(What is being asked)
Return every line below as is, leaving out the pictures.

==== Input ====

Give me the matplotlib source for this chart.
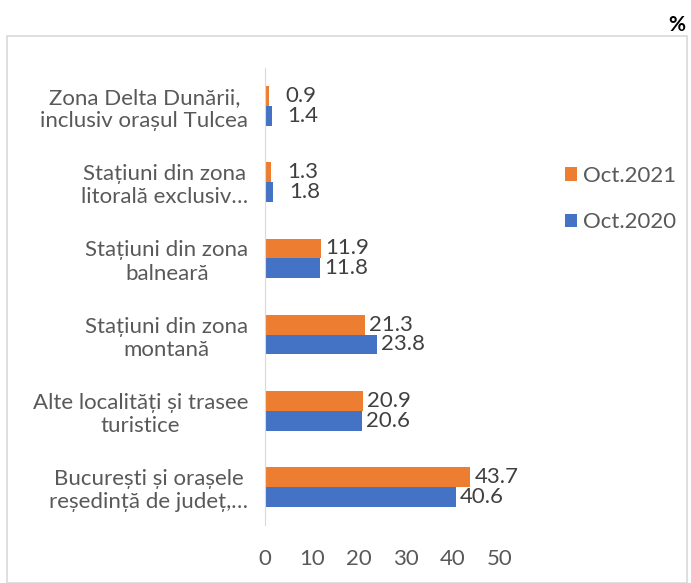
import matplotlib.pyplot as plt
from matplotlib.patches import Rectangle

categories = ['București și orașele\nreședință de județ,…',
              'Alte localități și trasee\nturistice',
              'Stațiuni din zona\nmontană',
              'Stațiuni din zona\nbalneară',
              'Stațiuni din zona\nlitorală exclusiv…',
              'Zona Delta Dunării,\ninclusiv orașul Tulcea']
oct2021 = [43.7, 20.9, 21.3, 11.9, 1.3, 0.9]
oct2020 = [40.6, 20.6, 23.8, 11.8, 1.8, 1.4]
x_ticks = [0, 10, 20, 30, 40, 50]

orange = '#ED7D31'
blue = '#4472C4'
gray = '#595959'
fs = 16

plt.rcParams['font.family'] = ['Lato', 'DejaVu Sans']

fig = plt.figure(figsize=(6.91, 5.83), dpi=100)
fig.patches.append(Rectangle((7 / 691, 0), 680 / 691, 1 - 36 / 583, transform=fig.transFigure,
                             fill=False, edgecolor='#d9d9d9', linewidth=1.2))
fig.text(0.992, 1 - 25 / 583, '%', ha='right', va='center', fontsize=15, fontweight='bold')

ax = fig.add_axes([265 / 691, 0.0995, 235 / 691, 0.7839])
y = list(range(len(categories)))
h = 0.26
ax.barh([i + h / 2 for i in y], oct2021, height=h, color=orange, label='Oct.2021')
ax.barh([i - h / 2 for i in y], oct2020, height=h, color=blue, label='Oct.2020')

for i in y:
    for v, dy in ((oct2021[i], h / 2), (oct2020[i], -h / 2)):
        off = 4 if v > 5 else 16
        ax.annotate(f'{v:.1f}', (v, i + dy), xytext=(off * 0.72, 0), textcoords='offset points',
                    ha='left', va='center', fontsize=fs, color='#404040')

ax.set_xlim(0, 50)
ax.set_ylim(-0.5, len(categories) - 0.5)
ax.set_yticks(y)
ax.set_yticklabels(categories, fontsize=fs, color=gray, multialignment='center',
                   linespacing=1.2)
ax.set_xticks(x_ticks)
ax.set_xticklabels([str(t) for t in x_ticks], fontsize=fs, color=gray)
ax.tick_params(axis='both', length=0)
ax.tick_params(axis='x', pad=17)
ax.tick_params(axis='y', pad=12)
for s in ('top', 'right', 'bottom'):
    ax.spines[s].set_visible(False)
ax.spines['left'].set_color('#d9d9d9')

handles, labels = ax.get_legend_handles_labels()
fig.legend(handles, labels, loc='center left', bbox_to_anchor=(545 / 691, 1 - 199 / 583),
           frameon=False, fontsize=fs, labelcolor=gray, handlelength=0.55, handleheight=0.55,
           handletextpad=0.25, labelspacing=1.2)

fig.savefig('out.png', dpi=100)
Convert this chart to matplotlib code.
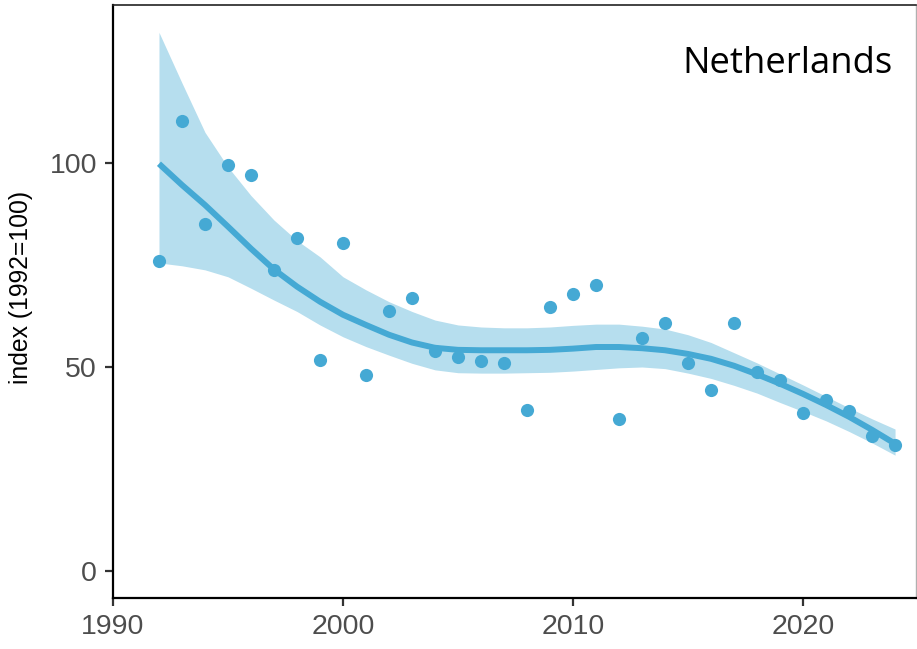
import numpy as np
import matplotlib
matplotlib.use('Agg')
import matplotlib.pyplot as plt

# observed index values (1992 = 100)
years = np.arange(1992, 2025)
index_obs = [76.0, 110.3, 85.0, 99.5, 97.0, 73.8, 81.6, 51.7, 80.4, 48.0,
             63.7, 66.9, 53.9, 52.5, 51.5, 51.0, 39.5, 64.7, 67.9, 70.1,
             37.3, 57.1, 60.8, 51.0, 44.4, 60.8, 48.8, 46.8, 38.7, 41.9,
             39.2, 33.1, 30.9]

# smoothed trend and its confidence band
trend = [99.8, 94.6, 89.7, 84.4, 79.0, 73.9, 69.7, 66.0, 62.8, 60.3,
         57.9, 56.0, 54.7, 54.2, 54.1, 54.1, 54.1, 54.2, 54.5, 54.9,
         54.9, 54.6, 54.1, 53.2, 52.0, 50.3, 48.2, 45.9, 43.4, 40.7,
         37.8, 34.6, 31.2]
upper = [132.0, 119.6, 107.5, 99.0, 92.0, 86.0, 81.0, 77.0, 72.1, 68.9,
         66.0, 63.6, 61.5, 60.3, 59.8, 59.6, 59.6, 59.8, 60.2, 60.5,
         60.5, 60.0, 59.3, 57.9, 56.0, 53.5, 51.0, 48.3, 45.6, 42.8,
         40.0, 37.3, 34.8]
lower = [75.5, 74.8, 73.8, 72.1, 69.3, 66.4, 63.6, 60.3, 57.4, 55.0,
         52.9, 50.9, 49.3, 48.6, 48.5, 48.5, 48.6, 48.7, 49.0, 49.4,
         49.8, 50.0, 49.6, 48.5, 47.2, 45.5, 43.6, 41.3, 39.1, 36.8,
         34.2, 31.4, 28.4]

country = 'Netherlands'
x_ticks = [1990, 2000, 2010, 2020]
y_ticks = [0, 50, 100]

blue = '#45A9D4'
band = '#B6DEEE'

fig = plt.figure(figsize=(9.17, 6.49), dpi=100)
ax = fig.add_axes([0.1232, 0.0786, 0.8757, 0.9137])

ax.fill_between(years, lower, upper, color=band, lw=0, zorder=1)
ax.scatter(years, index_obs, s=90, color=blue, lw=0, zorder=2)
ax.plot(years, trend, color=blue, lw=4.3, solid_capstyle='butt', zorder=3)

ax.set_xlim(1990, 2024.91)
ax.set_ylim(-6.6, 138.7)
ax.set_xticks(x_ticks)
ax.set_yticks(y_ticks)
ax.tick_params(labelsize=20.5, labelcolor='#4D4D4D', length=6, width=1.6,
               color='#333333', pad=5.5)
for lab in ax.get_xticklabels() + ax.get_yticklabels():
    lab.set_family(['Liberation Sans', 'DejaVu Sans'])

ax.set_ylabel('index (1992=100)', fontsize=17.8, color='black',
              family=['Liberation Sans', 'DejaVu Sans'])
ax.yaxis.set_label_coords(-0.099, 0.523)

for side in ['left', 'bottom']:
    ax.spines[side].set_color('black')
    ax.spines[side].set_linewidth(1.6)
ax.spines['top'].set_color('#222222')
ax.spines['top'].set_linewidth(1.2)
ax.spines['right'].set_color('#B0B0B0')
ax.spines['right'].set_linewidth(1.0)

ax.text(0.971, 0.885, country, transform=ax.transAxes, ha='right',
        va='baseline', fontsize=26.3, family=['Open Sans', 'DejaVu Sans'])

fig.savefig('out.png', dpi=100)
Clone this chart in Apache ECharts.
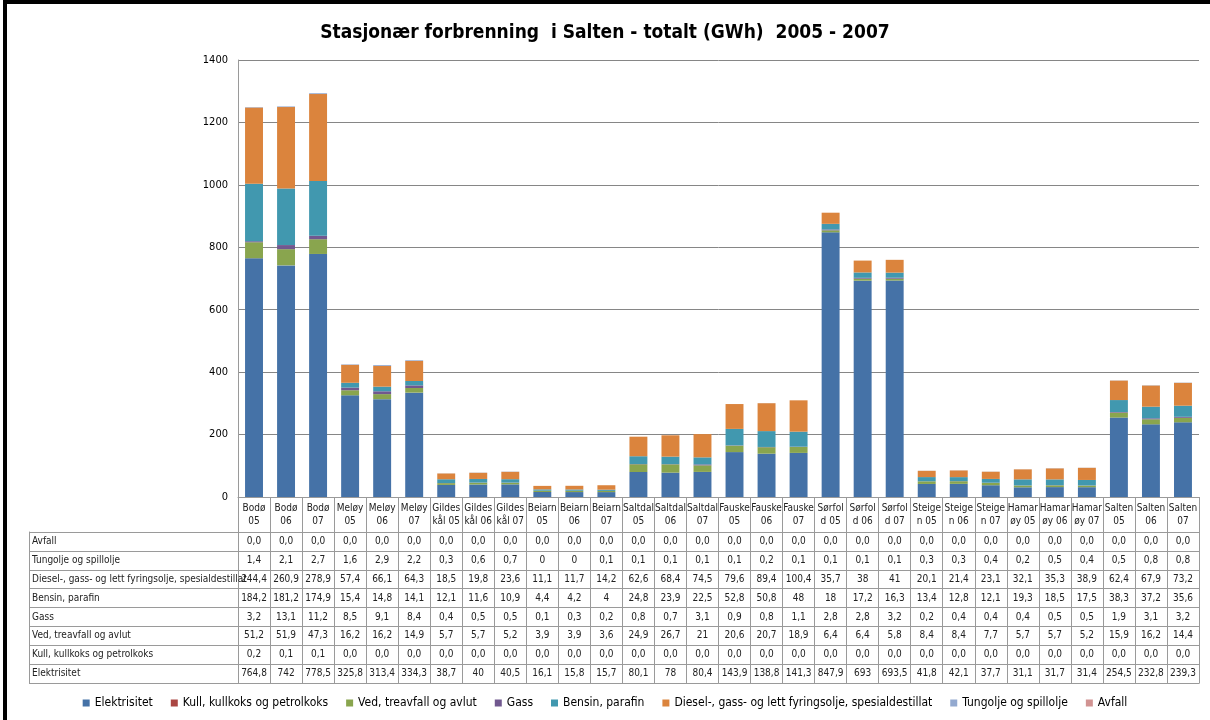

====

(Finished task)
Give me the matplotlib source for this chart.
import matplotlib.pyplot as plt
from matplotlib.patches import Rectangle

categories = ['București și orașele\nreședință de județ,…',
              'Alte localități și trasee\nturistice',
              'Stațiuni din zona\nmontană',
              'Stațiuni din zona\nbalneară',
              'Stațiuni din zona\nlitorală exclusiv…',
              'Zona Delta Dunării,\ninclusiv orașul Tulcea']
oct2021 = [43.7, 20.9, 21.3, 11.9, 1.3, 0.9]
oct2020 = [40.6, 20.6, 23.8, 11.8, 1.8, 1.4]
x_ticks = [0, 10, 20, 30, 40, 50]

orange = '#ED7D31'
blue = '#4472C4'
gray = '#595959'
fs = 16

plt.rcParams['font.family'] = ['Lato', 'DejaVu Sans']

fig = plt.figure(figsize=(6.91, 5.83), dpi=100)
fig.patches.append(Rectangle((7 / 691, 0), 680 / 691, 1 - 36 / 583, transform=fig.transFigure,
                             fill=False, edgecolor='#d9d9d9', linewidth=1.2))
fig.text(0.992, 1 - 25 / 583, '%', ha='right', va='center', fontsize=15, fontweight='bold')

ax = fig.add_axes([265 / 691, 0.0995, 235 / 691, 0.7839])
y = list(range(len(categories)))
h = 0.26
ax.barh([i + h / 2 for i in y], oct2021, height=h, color=orange, label='Oct.2021')
ax.barh([i - h / 2 for i in y], oct2020, height=h, color=blue, label='Oct.2020')

for i in y:
    for v, dy in ((oct2021[i], h / 2), (oct2020[i], -h / 2)):
        off = 4 if v > 5 else 16
        ax.annotate(f'{v:.1f}', (v, i + dy), xytext=(off * 0.72, 0), textcoords='offset points',
                    ha='left', va='center', fontsize=fs, color='#404040')

ax.set_xlim(0, 50)
ax.set_ylim(-0.5, len(categories) - 0.5)
ax.set_yticks(y)
ax.set_yticklabels(categories, fontsize=fs, color=gray, multialignment='center',
                   linespacing=1.2)
ax.set_xticks(x_ticks)
ax.set_xticklabels([str(t) for t in x_ticks], fontsize=fs, color=gray)
ax.tick_params(axis='both', length=0)
ax.tick_params(axis='x', pad=17)
ax.tick_params(axis='y', pad=12)
for s in ('top', 'right', 'bottom'):
    ax.spines[s].set_visible(False)
ax.spines['left'].set_color('#d9d9d9')

handles, labels = ax.get_legend_handles_labels()
fig.legend(handles, labels, loc='center left', bbox_to_anchor=(545 / 691, 1 - 199 / 583),
           frameon=False, fontsize=fs, labelcolor=gray, handlelength=0.55, handleheight=0.55,
           handletextpad=0.25, labelspacing=1.2)

fig.savefig('out.png', dpi=100)
Convert this chart to matplotlib code.
import numpy as np
import matplotlib
matplotlib.use('Agg')
import matplotlib.pyplot as plt

# observed index values (1992 = 100)
years = np.arange(1992, 2025)
index_obs = [76.0, 110.3, 85.0, 99.5, 97.0, 73.8, 81.6, 51.7, 80.4, 48.0,
             63.7, 66.9, 53.9, 52.5, 51.5, 51.0, 39.5, 64.7, 67.9, 70.1,
             37.3, 57.1, 60.8, 51.0, 44.4, 60.8, 48.8, 46.8, 38.7, 41.9,
             39.2, 33.1, 30.9]

# smoothed trend and its confidence band
trend = [99.8, 94.6, 89.7, 84.4, 79.0, 73.9, 69.7, 66.0, 62.8, 60.3,
         57.9, 56.0, 54.7, 54.2, 54.1, 54.1, 54.1, 54.2, 54.5, 54.9,
         54.9, 54.6, 54.1, 53.2, 52.0, 50.3, 48.2, 45.9, 43.4, 40.7,
         37.8, 34.6, 31.2]
upper = [132.0, 119.6, 107.5, 99.0, 92.0, 86.0, 81.0, 77.0, 72.1, 68.9,
         66.0, 63.6, 61.5, 60.3, 59.8, 59.6, 59.6, 59.8, 60.2, 60.5,
         60.5, 60.0, 59.3, 57.9, 56.0, 53.5, 51.0, 48.3, 45.6, 42.8,
         40.0, 37.3, 34.8]
lower = [75.5, 74.8, 73.8, 72.1, 69.3, 66.4, 63.6, 60.3, 57.4, 55.0,
         52.9, 50.9, 49.3, 48.6, 48.5, 48.5, 48.6, 48.7, 49.0, 49.4,
         49.8, 50.0, 49.6, 48.5, 47.2, 45.5, 43.6, 41.3, 39.1, 36.8,
         34.2, 31.4, 28.4]

country = 'Netherlands'
x_ticks = [1990, 2000, 2010, 2020]
y_ticks = [0, 50, 100]

blue = '#45A9D4'
band = '#B6DEEE'

fig = plt.figure(figsize=(9.17, 6.49), dpi=100)
ax = fig.add_axes([0.1232, 0.0786, 0.8757, 0.9137])

ax.fill_between(years, lower, upper, color=band, lw=0, zorder=1)
ax.scatter(years, index_obs, s=90, color=blue, lw=0, zorder=2)
ax.plot(years, trend, color=blue, lw=4.3, solid_capstyle='butt', zorder=3)

ax.set_xlim(1990, 2024.91)
ax.set_ylim(-6.6, 138.7)
ax.set_xticks(x_ticks)
ax.set_yticks(y_ticks)
ax.tick_params(labelsize=20.5, labelcolor='#4D4D4D', length=6, width=1.6,
               color='#333333', pad=5.5)
for lab in ax.get_xticklabels() + ax.get_yticklabels():
    lab.set_family(['Liberation Sans', 'DejaVu Sans'])

ax.set_ylabel('index (1992=100)', fontsize=17.8, color='black',
              family=['Liberation Sans', 'DejaVu Sans'])
ax.yaxis.set_label_coords(-0.099, 0.523)

for side in ['left', 'bottom']:
    ax.spines[side].set_color('black')
    ax.spines[side].set_linewidth(1.6)
ax.spines['top'].set_color('#222222')
ax.spines['top'].set_linewidth(1.2)
ax.spines['right'].set_color('#B0B0B0')
ax.spines['right'].set_linewidth(1.0)

ax.text(0.971, 0.885, country, transform=ax.transAxes, ha='right',
        va='baseline', fontsize=26.3, family=['Open Sans', 'DejaVu Sans'])

fig.savefig('out.png', dpi=100)
Clone this chart in Apache ECharts.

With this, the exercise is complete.